Retinopathy of prematurity (ROP) commonly occurs in premature babies, with the first phase of vessel cessation followed by a second phase of vessel proliferation. In addition to vascular changes, neuronal abnormalities have also been observed. However, evidence for morphological changes of retinal neurons at the cellular level is lacking.

Oxidative stress has been highly indicated in the pathogenesis of ROP. Increased oxidative stress level was demonstrated in preterm babies expecially in those with ROP. The activity of aldose reductase (AR), the first enzyme in the polyol pathway, has been found to contribute to oxidative stress. Therefore, the role of AR in ROP was examined using a mouse model of oxygen-induced retinopathy (OIR), which was a well-established model to mimic human ROP.

Studies in examining the effects of AR on retinal vasculature showed that genetic deletion or pharmacological inhibition of AR reduced vaso-obliteration and neovascularization, possibly through regulating VEGF-induced pathway. In addition, morphological changes of various retinal neurons at different time points in the mouse model of OIR were also demonstrated. The degree of effects from hyperoxic and hypoxic exposure appeared to depend on the different stages of maturation of various retinal neurons.
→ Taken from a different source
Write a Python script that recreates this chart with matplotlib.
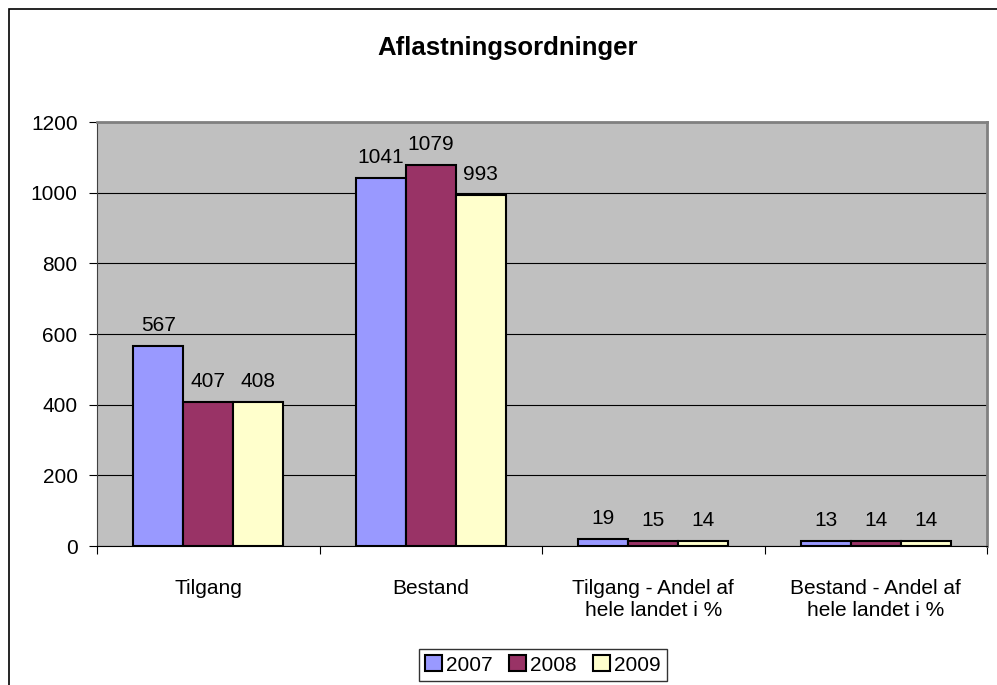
import matplotlib
matplotlib.use("Agg")
import matplotlib.pyplot as plt
import numpy as np
from matplotlib.patches import Rectangle

categories = ["Tilgang", "Bestand", "Tilgang - Andel af\nhele landet i %", "Bestand - Andel af\nhele landet i %"]
years = ["2007", "2008", "2009"]
v2007 = [567, 1041, 19, 13]
v2008 = [407, 1079, 15, 14]
v2009 = [408, 993, 14, 14]
yticks = [0, 200, 400, 600, 800, 1000, 1200]
title = "Aflastningsordninger"

colors = ["#9999FF", "#993366", "#FFFFCC"]
series = [v2007, v2008, v2009]

plt.rcParams['font.family'] = ['Liberation Sans', 'DejaVu Sans']
FS = 15

fig = plt.figure(figsize=(9.97, 6.85), dpi=100)
fig.patch.set_facecolor("white")
# outer chart border (right/bottom cropped off)
fig.patches.append(Rectangle((9/997, -0.05), 1.2, 1 - 9/685 + 0.05, transform=fig.transFigure,
                             fill=False, edgecolor="black", linewidth=1.2))

ax = fig.add_axes([97/997, 1 - 546/685, (987-97)/997, (546-122)/685])
ax.set_facecolor("#C0C0C0")
x = np.arange(len(categories))
w = 0.225
for i, (vals, c, lab) in enumerate(zip(series, colors, years)):
    pos = x + (i - 1) * w
    bars = ax.bar(pos, vals, width=w, color=c, edgecolor="black", linewidth=1.5, label=lab, zorder=3)
    for b, v in zip(bars, vals):
        ax.annotate(str(v), (b.get_x() + b.get_width() / 2, v), xytext=(0, 8),
                    textcoords="offset points", ha="center", va="bottom", fontsize=FS)

ax.set_xlim(-0.5, len(categories) - 0.5)
ax.set_ylim(0, 1200)
ax.set_yticks(yticks)
ax.set_yticklabels([str(t) for t in yticks], fontsize=FS)
ax.yaxis.grid(True, color="black", linewidth=0.8, zorder=0)
ax.set_axisbelow(True)

ax.set_xticks(x)
ax.set_xticklabels(categories, fontsize=FS, linespacing=1.15)
ax.tick_params(axis="x", length=0, pad=24)
ax.set_xticks(np.arange(-0.5, len(categories) + 0.5, 1), minor=True)
ax.tick_params(axis="x", which="minor", length=6, color="black", width=0.8)
ax.tick_params(axis="y", length=6, color="black", width=0.8, pad=8)

for s in ["top", "right"]:
    ax.spines[s].set_color("#808080")
    ax.spines[s].set_linewidth(2)
ax.spines["left"].set_color("#404040")
ax.spines["left"].set_linewidth(0.8)
ax.spines["bottom"].set_color("black")
ax.spines["bottom"].set_linewidth(0.8)

fig.text(508/997, 1 - 48/685, title, ha="center", va="center",
         fontsize=18.5, fontweight="bold")

leg = fig.legend(loc="center", bbox_to_anchor=(543/997, 1 - 665/685), ncol=3, frameon=True,
                 fontsize=FS, handlelength=0.8, handleheight=0.8, handletextpad=0.2,
                 columnspacing=0.8, borderpad=0.3, fancybox=False)
leg.get_frame().set_edgecolor("black")
leg.get_frame().set_linewidth(1.0)

fig.savefig("out.png", dpi=100, facecolor="white")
AR deficiency showed protective effects on retinal neurons including horizontal cells, rod bipolar cells and amacrine cells, possibly through attenuating the damage on blood vessels as well as facilitating blood vessel re-growth in the avascular area which provide more nutrients and supply to the retinal neurons.

To elucidate the protective role of AR deficiency in ROP, the changes in oxidative stress and oxygen-dependent gene expression including HIF-1α and iNOS were investigated. AR deficiency attenuated oxidative stress induction to protect the neonatal retina. In addition, AR deficiency also showed attenuated HIF-1α expression and enhanced iNOS expression. This served to strictly control the HIF-1α level which in turn can tightly regulate VEGF induction in the mouse retinae after OIR.

In order to further elucidate the role of AR in the pathogenesis of ROP, effects of AR deficiency on glial cells and microglia were investigated. AR deficiency reduced retinal astrocytic activation in hyperoxia and induced early M?ller cell gliosis in hypoxia. In addition, AR deficiency enhanced the specific function of microglia in different areas with facilitation of revascularization in avascular area and promotion of tufts regression in neovascular area. Moreover, AR deficiency also reduced the activation of a key inflammatory mediator NF-κB, which was considered to contribute to neovascularization. Therefore, AR deficiency demonstrated regulatory roles in reponses of glial cells, microglia and inflammation, contributing to the protective effects on neonatal retina in the mouse model of OIR.

Taken together, AR deficiency reduced the vascular and neuronal changes possibly through attenuating oxidative stress and glial responses as well as modulating inflammatory responses, indicating a beneficial role of AR inhibition in OIR. These findings highly suggest the therapeutic potential of AR inhibition in the treatment of ROP.